Enquanto se fala sobre o fechamento da Ford, poucos estão observando a ampliação da Scania e da Mercedes-Benz, por exemplo. Com relação ao caso da GM, como expus acima, a briga é por redução e flexibilização de custos, que em parte tem origem em questões estruturais do Brasil. O problema do ABC não foi gerado agora. É um problema de longo prazo. Para remediá-lo, também levará muito tempo. O que é importante observar é que a dinâmica competitiva é muito diferente daquela existente quando o Brasil, e o ABC, se industrializaram.

Qual é a saída?
É necessário que as regiões criem mecanismos que ampliem suas vantagens competitivas, frente a outras regiões. Se não conseguirmos reunir vantagens e competências no campo tecnológico, da capacidade inovativa em produtos e processo, a ponto de atrair novas oportunidades de negócios, tanto para as empresas aqui estabelecidas quanto para atração de novas empresas, a região será pressionada a competir via preços. Isso representa redução e flexibilização do custo da mão de obra e oferta de benefícios tributários. Não só no ABC, mas para todo o processo de desenvolvimento da economia, precisamos compreender que a geração e manutenção do emprego ocorrem a partir do crescimento econômico, da ampliação da produção, da geração de riqueza. Da mesma forma, a melhora das condições de trabalho depende, ao longo do tempo, da melhoria da eficiência do processo produtivo.

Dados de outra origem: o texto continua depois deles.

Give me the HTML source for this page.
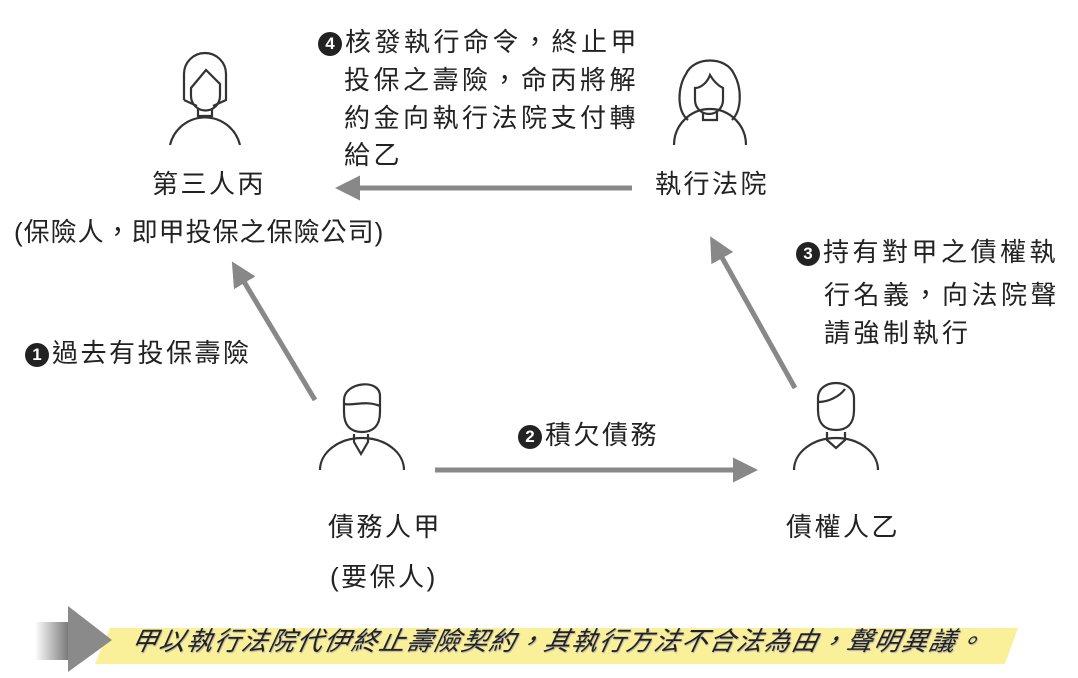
<!DOCTYPE html>
<html><head><meta charset="utf-8"><style>
body{margin:0;width:1078px;height:678px;background:#fff;overflow:hidden;position:relative;font-family:"Liberation Sans","Noto Sans CJK TC",sans-serif;color:#222}
.t{position:absolute;font-size:26px;letter-spacing:2.5px;white-space:nowrap;line-height:1}
.n{display:inline-block;width:24px;height:24px;border-radius:50%;background:#222;color:#fff;font-size:17px;text-align:center;line-height:24px;font-weight:bold;vertical-align:2px;margin-right:3px;letter-spacing:0}
</style></head><body>
<svg width="1078" height="678" style="position:absolute;left:0;top:0">
<defs>
<marker id="a" markerWidth="6" markerHeight="6" refX="3" refY="3" orient="auto" markerUnits="strokeWidth"><path d="M0,0.5 L5,3 L0,5.5z" fill="#888"/></marker>
<linearGradient id="g" x1="0" x2="1"><stop offset="0" stop-color="#fff"/><stop offset="1" stop-color="#777"/></linearGradient>
</defs>
<g stroke="#888" stroke-width="5" fill="none" marker-end="url(#a)">
<line x1="632" y1="188" x2="345" y2="188"/>
<line x1="315" y1="400" x2="237" y2="270"/>
<line x1="435" y1="470" x2="748" y2="470"/>
<line x1="795" y1="388" x2="715" y2="245"/>
</g>
<g stroke="#333" stroke-width="2.2" fill="none">
<path d="M184,100 V74 a21,21 0 0 1 42,0 V100 L213,106 M197,106 L184,100"/>
<path d="M191,88 L206,70 L220,84 V96 a14,14 0 0 1 -29,0z"/>
<path d="M198,108 v8 h14 v-8"/>
<path d="M170,145 a36,36 0 0 1 70,0"/>
<path d="M688,120 c-12,-10 -10,-34 -2,-46 c8,-18 40,-18 48,0 c8,14 8,36 -2,46"/>
<path d="M695,88 c7,0 13,-7 15,-13 c4,7 9,11 13,13 v12 a14,14 0 0 1 -28,0z"/>
<path d="M703,112 v8 h14 v-8"/>
<path d="M674,145 a36,36 0 0 1 72,0"/>
<path d="M344,412 v-12 c0,-18 36,-22 36,-4 v16 c0,14 -7,20 -18,20 c-11,0 -18,-6 -18,-20z"/>
<path d="M344,404 c9,2 22,-4 36,2"/>
<path d="M354,434 v8 l7,12 l7,-12 v-8"/>
<path d="M320,470 a42,32 0 0 1 84,0"/>
<path d="M818,410 v-12 c0,-20 36,-20 36,0 v12 c0,14 -7,20 -18,20 c-11,0 -18,-6 -18,-20z"/>
<path d="M818,402 c11,0 22,-6 27,-13"/>
<path d="M827,432 v8 l9,8 l9,-8 v-8"/>
<path d="M794,470 a42,32 0 0 1 84,0"/>
</g>
<polygon points="110,628 1018,628 1005,664 95,664" fill="#fbf09a"/>
<rect x="35" y="622" width="34" height="38" fill="url(#g)"/>
<polygon points="68,606 112,640 68,672" fill="#8a8a8a"/>
</svg>
<div class="t" style="left:152px;top:171px">第三人丙</div>
<div class="t" style="left:14px;top:219px;letter-spacing:1px">(保險人，即甲投保之保險公司)</div>
<div class="t" style="left:655px;top:171px">執行法院</div>
<div class="t" style="left:318px;top:29px;letter-spacing:3.5px"><span class="n">4</span>核發執行命令，終止甲</div>
<div class="t" style="left:344px;top:67px;letter-spacing:3.5px">投保之壽險，命丙將解</div>
<div class="t" style="left:344px;top:105px;letter-spacing:3.5px">約金向執行法院支付轉</div>
<div class="t" style="left:344px;top:142px;letter-spacing:3.5px">給乙</div>
<div class="t" style="left:25px;top:340px"><span class="n">1</span>過去有投保壽險</div>
<div class="t" style="left:518px;top:422px"><span class="n">2</span>積欠債務</div>
<div class="t" style="left:796px;top:239px;letter-spacing:3.5px"><span class="n">3</span>持有對甲之債權執</div>
<div class="t" style="left:824px;top:282px;letter-spacing:3.5px">行名義，向法院聲</div>
<div class="t" style="left:824px;top:320px;letter-spacing:3.5px">請強制執行</div>
<div class="t" style="left:328px;top:514px">債務人甲</div>
<div class="t" style="left:330px;top:564px">(要保人)</div>
<div class="t" style="left:786px;top:514px">債權人乙</div>
<div class="t" style="left:132px;top:628px;font-style:italic;font-size:26px;letter-spacing:1.5px;transform:skewX(-12deg);text-shadow:1px 1px 1px #aaa">甲以執行法院代伊終止壽險契約，其執行方法不合法為由，聲明異議。</div>
</body></html>
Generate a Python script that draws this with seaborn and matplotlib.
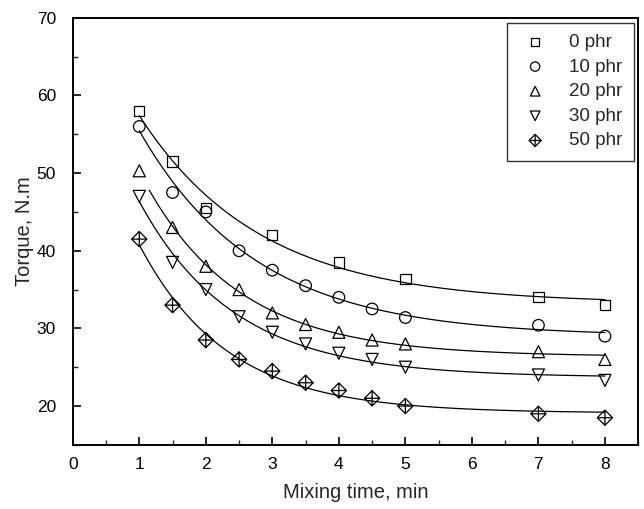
import numpy as np
import pandas as pd
import matplotlib
matplotlib.use("Agg")
import matplotlib.pyplot as plt
from matplotlib.path import Path
from matplotlib.ticker import MultipleLocator
import seaborn as sns

# ---- data ----
series = ["0 phr", "10 phr", "20 phr", "30 phr", "50 phr"]
x_0 = [1, 1.5, 2, 3, 4, 5, 7, 8]
y_0 = [58.0, 51.5, 45.5, 42.0, 38.5, 36.4, 34.0, 33.0]
x_10 = [1, 1.5, 2, 2.5, 3, 3.5, 4, 4.5, 5, 7, 8]
y_10 = [56.0, 47.5, 45.0, 40.0, 37.5, 35.5, 34.0, 32.5, 31.4, 30.4, 29.0]
x_20 = [1, 1.5, 2, 2.5, 3, 3.5, 4, 4.5, 5, 7, 8]
y_20 = [50.3, 43.0, 38.0, 35.0, 32.0, 30.5, 29.5, 28.5, 28.0, 27.0, 26.0]
x_30 = [1, 1.5, 2, 2.5, 3, 3.5, 4, 4.5, 5, 7, 8]
y_30 = [47.0, 38.5, 35.0, 31.5, 29.5, 28.0, 26.8, 26.0, 25.0, 24.0, 23.3]
x_50 = [1, 1.5, 2, 2.5, 3, 3.5, 4, 4.5, 5, 7, 8]
y_50 = [41.5, 33.0, 28.5, 26.0, 24.5, 23.0, 22.0, 21.0, 20.0, 19.0, 18.5]
fit_start = [1.0, 1.0, 1.15, 1.0, 1.0]
fit_end = 8.0

xs = [x_0, x_10, x_20, x_30, x_50]
ys = [y_0, y_10, y_20, y_30, y_50]

rows = []
for name, xv, yv in zip(series, xs, ys):
    for a, b in zip(xv, yv):
        rows.append((name, a, b))
df = pd.DataFrame(rows, columns=["series", "time", "torque"])

# exponential-decay fit y = c + a*exp(-x/t) (grid search on t, linear LSQ on c,a)
def fit_exp(xv, yv):
    xv = np.asarray(xv, float); yv = np.asarray(yv, float)
    best = None
    for t in np.linspace(0.2, 6, 600):
        M = np.column_stack([np.ones_like(xv), np.exp(-xv / t)])
        coef, res, *_ = np.linalg.lstsq(M, yv, rcond=None)
        r = np.sum((M @ coef - yv) ** 2)
        if best is None or r < best[0]:
            best = (r, coef, t)
    return best[1], best[2]

fit_rows = []
for name, xv, yv, s in zip(series, xs, ys, fit_start):
    (c, a), t = fit_exp(xv, yv)
    xx = np.linspace(s, fit_end, 200)
    for q in xx:
        fit_rows.append((name, q, c + a * np.exp(-q / t)))
fit_df = pd.DataFrame(fit_rows, columns=["series", "time", "torque"])

# ---- style ----
sns.set_theme(style="ticks")
plt.rcParams["font.family"] = ["Liberation Sans", "DejaVu Sans"]

# diamond with plus marker
verts = [(0, 1), (1, 0), (0, -1), (-1, 0), (0, 1),
         (0, 1), (0, -1), (-1, 0), (1, 0)]
codes = [Path.MOVETO, Path.LINETO, Path.LINETO, Path.LINETO, Path.CLOSEPOLY,
         Path.MOVETO, Path.LINETO, Path.MOVETO, Path.LINETO]
diamond_plus = Path(verts, codes)
markers = {"0 phr": "s", "10 phr": "o", "20 phr": "^", "30 phr": "v",
           "50 phr": diamond_plus}
sizes = {"0 phr": 55, "10 phr": 70, "20 phr": 75, "30 phr": 75, "50 phr": 120}

fig = plt.figure(figsize=(6.44, 5.09), dpi=100)
ax = fig.add_axes([0.113, 0.126, 0.878, 0.839])

sns.lineplot(data=fit_df, x="time", y="torque", units="series", estimator=None,
             color="black", linewidth=0.9, ax=ax, legend=False, sort=False)

for name in series:
    sub = df[df["series"] == name]
    ax.scatter(sub["time"], sub["torque"], marker=markers[name],
               s=sizes[name], facecolors="none",
               edgecolors="black", linewidths=0.9, label=name, zorder=3)

ax.set_xlim(0, 8.5)
ax.set_ylim(15, 70)
ax.xaxis.set_minor_locator(MultipleLocator(0.5))
ax.yaxis.set_minor_locator(MultipleLocator(5))
ax.set_xticks([0, 1, 2, 3, 4, 5, 6, 7, 8])
ax.set_yticks([20, 30, 40, 50, 60, 70])
ax.tick_params(which="major", direction="in", length=6, width=1.2,
               labelsize=12.5, colors="black")
ax.tick_params(axis="y", which="major", pad=12)
ax.tick_params(axis="x", which="major", pad=9)
ax.tick_params(which="minor", direction="in", length=3.5, width=1.0)
for sp in ax.spines.values():
    sp.set_linewidth(1.4)
    sp.set_color("black")

ax.set_xlabel("Mixing time, min", fontsize=14.5, labelpad=8)
ax.set_ylabel("Torque, N.m", fontsize=14.5, labelpad=2)

leg = ax.legend(loc="upper right", fontsize=13.5, frameon=True, fancybox=False,
                edgecolor="black", handletextpad=0.9, borderpad=0.6,
                labelspacing=0.4, handlelength=1.8, borderaxespad=0.25,
                markerscale=0.8)
leg.get_frame().set_linewidth(1.0)

fig.savefig("out.png", dpi=100)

O senhor acha que há exageros nas previsões apocalípticas?
Acho que a situação é preocupante sim, mas não concordo com as avaliações apocalípticas em curto prazo. Entretanto, reconheço que, se não conseguirmos realizar uma reorientação eficaz ao processo de desenvolvimento da região do ABC, há o risco de continuarmos a apresentar a mesma trajetória desde a década de 1980. Julgo ser importante o governo estadual estar atento a esta questão, e fornecer à região do ABC o apoio que gerou ao interior do estado, e não estava errado ao fazer, é só ver os resultados benéficos gerados.